Directions for this task:
Reproduce the full listing that appears beneath this instruction exactly.

Provided material:
-- begin --
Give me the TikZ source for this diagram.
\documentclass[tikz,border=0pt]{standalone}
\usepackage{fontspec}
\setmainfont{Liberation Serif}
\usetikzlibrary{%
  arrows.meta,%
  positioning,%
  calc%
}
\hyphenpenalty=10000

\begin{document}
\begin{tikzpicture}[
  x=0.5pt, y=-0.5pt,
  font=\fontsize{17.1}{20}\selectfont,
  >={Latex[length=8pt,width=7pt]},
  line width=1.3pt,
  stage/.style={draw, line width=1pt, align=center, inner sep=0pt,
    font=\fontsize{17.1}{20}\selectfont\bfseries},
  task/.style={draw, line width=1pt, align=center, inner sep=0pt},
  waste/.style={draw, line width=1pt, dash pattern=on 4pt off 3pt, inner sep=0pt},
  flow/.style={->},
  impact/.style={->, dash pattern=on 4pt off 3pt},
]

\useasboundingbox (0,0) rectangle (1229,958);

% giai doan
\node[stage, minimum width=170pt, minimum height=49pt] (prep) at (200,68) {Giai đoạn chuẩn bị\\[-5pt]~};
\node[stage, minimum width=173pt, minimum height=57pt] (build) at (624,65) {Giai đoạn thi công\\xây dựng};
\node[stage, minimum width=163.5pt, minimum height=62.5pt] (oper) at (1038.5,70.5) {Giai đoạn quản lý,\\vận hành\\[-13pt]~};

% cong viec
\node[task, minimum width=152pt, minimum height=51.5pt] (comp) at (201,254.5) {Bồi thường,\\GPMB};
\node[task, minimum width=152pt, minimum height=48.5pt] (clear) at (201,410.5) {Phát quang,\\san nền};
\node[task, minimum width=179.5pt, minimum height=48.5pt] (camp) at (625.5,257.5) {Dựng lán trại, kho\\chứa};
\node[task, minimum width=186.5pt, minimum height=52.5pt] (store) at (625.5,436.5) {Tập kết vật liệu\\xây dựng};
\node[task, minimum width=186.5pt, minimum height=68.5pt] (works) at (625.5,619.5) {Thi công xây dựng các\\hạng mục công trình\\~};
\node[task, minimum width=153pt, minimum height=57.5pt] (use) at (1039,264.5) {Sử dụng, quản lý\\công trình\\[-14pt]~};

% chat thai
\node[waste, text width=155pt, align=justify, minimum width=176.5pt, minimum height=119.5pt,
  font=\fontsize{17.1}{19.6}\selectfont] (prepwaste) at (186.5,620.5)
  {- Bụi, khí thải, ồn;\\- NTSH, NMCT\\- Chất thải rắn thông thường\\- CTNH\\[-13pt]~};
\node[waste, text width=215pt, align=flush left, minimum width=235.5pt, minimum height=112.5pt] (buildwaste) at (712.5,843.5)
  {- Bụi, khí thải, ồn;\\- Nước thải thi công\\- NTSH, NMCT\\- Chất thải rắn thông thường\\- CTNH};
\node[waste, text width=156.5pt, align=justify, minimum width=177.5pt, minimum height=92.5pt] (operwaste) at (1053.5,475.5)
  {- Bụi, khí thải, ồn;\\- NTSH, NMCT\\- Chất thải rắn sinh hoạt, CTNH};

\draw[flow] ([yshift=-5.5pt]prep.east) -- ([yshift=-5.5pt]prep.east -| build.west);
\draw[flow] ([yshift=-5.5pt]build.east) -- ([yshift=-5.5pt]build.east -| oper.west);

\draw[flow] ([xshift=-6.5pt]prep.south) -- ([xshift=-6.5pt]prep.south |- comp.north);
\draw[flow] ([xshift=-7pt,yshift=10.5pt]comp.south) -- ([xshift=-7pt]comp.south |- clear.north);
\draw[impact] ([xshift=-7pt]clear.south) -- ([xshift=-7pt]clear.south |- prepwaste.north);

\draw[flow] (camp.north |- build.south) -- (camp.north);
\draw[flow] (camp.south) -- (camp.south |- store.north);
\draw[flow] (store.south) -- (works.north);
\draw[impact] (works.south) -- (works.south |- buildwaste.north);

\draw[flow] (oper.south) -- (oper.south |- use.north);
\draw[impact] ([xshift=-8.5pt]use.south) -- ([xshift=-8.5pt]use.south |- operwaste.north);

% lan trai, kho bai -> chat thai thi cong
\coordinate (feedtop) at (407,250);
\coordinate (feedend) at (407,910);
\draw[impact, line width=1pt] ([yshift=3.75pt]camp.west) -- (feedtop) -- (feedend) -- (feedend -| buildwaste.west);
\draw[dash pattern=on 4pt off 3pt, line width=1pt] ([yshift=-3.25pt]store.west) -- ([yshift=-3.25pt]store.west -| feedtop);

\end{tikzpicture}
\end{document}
-- end --
Expected answer:
Give me the TikZ source for this diagram.
\documentclass[tikz,border=0pt]{standalone}
\usepackage{fontspec}
\setmainfont{Liberation Serif}
\usetikzlibrary{%
  arrows.meta,%
  positioning,%
  calc%
}
\hyphenpenalty=10000

\begin{document}
\begin{tikzpicture}[
  x=0.5pt, y=-0.5pt,
  font=\fontsize{17.1}{20}\selectfont,
  >={Latex[length=8pt,width=7pt]},
  line width=1.3pt,
  stage/.style={draw, line width=1pt, align=center, inner sep=0pt,
    font=\fontsize{17.1}{20}\selectfont\bfseries},
  task/.style={draw, line width=1pt, align=center, inner sep=0pt},
  waste/.style={draw, line width=1pt, dash pattern=on 4pt off 3pt, inner sep=0pt},
  flow/.style={->},
  impact/.style={->, dash pattern=on 4pt off 3pt},
]

\useasboundingbox (0,0) rectangle (1229,958);

% giai doan
\node[stage, minimum width=170pt, minimum height=49pt] (prep) at (200,68) {Giai đoạn chuẩn bị\\[-5pt]~};
\node[stage, minimum width=173pt, minimum height=57pt] (build) at (624,65) {Giai đoạn thi công\\xây dựng};
\node[stage, minimum width=163.5pt, minimum height=62.5pt] (oper) at (1038.5,70.5) {Giai đoạn quản lý,\\vận hành\\[-13pt]~};

% cong viec
\node[task, minimum width=152pt, minimum height=51.5pt] (comp) at (201,254.5) {Bồi thường,\\GPMB};
\node[task, minimum width=152pt, minimum height=48.5pt] (clear) at (201,410.5) {Phát quang,\\san nền};
\node[task, minimum width=179.5pt, minimum height=48.5pt] (camp) at (625.5,257.5) {Dựng lán trại, kho\\chứa};
\node[task, minimum width=186.5pt, minimum height=52.5pt] (store) at (625.5,436.5) {Tập kết vật liệu\\xây dựng};
\node[task, minimum width=186.5pt, minimum height=68.5pt] (works) at (625.5,619.5) {Thi công xây dựng các\\hạng mục công trình\\~};
\node[task, minimum width=153pt, minimum height=57.5pt] (use) at (1039,264.5) {Sử dụng, quản lý\\công trình\\[-14pt]~};

% chat thai
\node[waste, text width=155pt, align=justify, minimum width=176.5pt, minimum height=119.5pt,
  font=\fontsize{17.1}{19.6}\selectfont] (prepwaste) at (186.5,620.5)
  {- Bụi, khí thải, ồn;\\- NTSH, NMCT\\- Chất thải rắn thông thường\\- CTNH\\[-13pt]~};
\node[waste, text width=215pt, align=flush left, minimum width=235.5pt, minimum height=112.5pt] (buildwaste) at (712.5,843.5)
  {- Bụi, khí thải, ồn;\\- Nước thải thi công\\- NTSH, NMCT\\- Chất thải rắn thông thường\\- CTNH};
\node[waste, text width=156.5pt, align=justify, minimum width=177.5pt, minimum height=92.5pt] (operwaste) at (1053.5,475.5)
  {- Bụi, khí thải, ồn;\\- NTSH, NMCT\\- Chất thải rắn sinh hoạt, CTNH};

\draw[flow] ([yshift=-5.5pt]prep.east) -- ([yshift=-5.5pt]prep.east -| build.west);
\draw[flow] ([yshift=-5.5pt]build.east) -- ([yshift=-5.5pt]build.east -| oper.west);

\draw[flow] ([xshift=-6.5pt]prep.south) -- ([xshift=-6.5pt]prep.south |- comp.north);
\draw[flow] ([xshift=-7pt,yshift=10.5pt]comp.south) -- ([xshift=-7pt]comp.south |- clear.north);
\draw[impact] ([xshift=-7pt]clear.south) -- ([xshift=-7pt]clear.south |- prepwaste.north);

\draw[flow] (camp.north |- build.south) -- (camp.north);
\draw[flow] (camp.south) -- (camp.south |- store.north);
\draw[flow] (store.south) -- (works.north);
\draw[impact] (works.south) -- (works.south |- buildwaste.north);

\draw[flow] (oper.south) -- (oper.south |- use.north);
\draw[impact] ([xshift=-8.5pt]use.south) -- ([xshift=-8.5pt]use.south |- operwaste.north);

% lan trai, kho bai -> chat thai thi cong
\coordinate (feedtop) at (407,250);
\coordinate (feedend) at (407,910);
\draw[impact, line width=1pt] ([yshift=3.75pt]camp.west) -- (feedtop) -- (feedend) -- (feedend -| buildwaste.west);
\draw[dash pattern=on 4pt off 3pt, line width=1pt] ([yshift=-3.25pt]store.west) -- ([yshift=-3.25pt]store.west -| feedtop);

\end{tikzpicture}
\end{document}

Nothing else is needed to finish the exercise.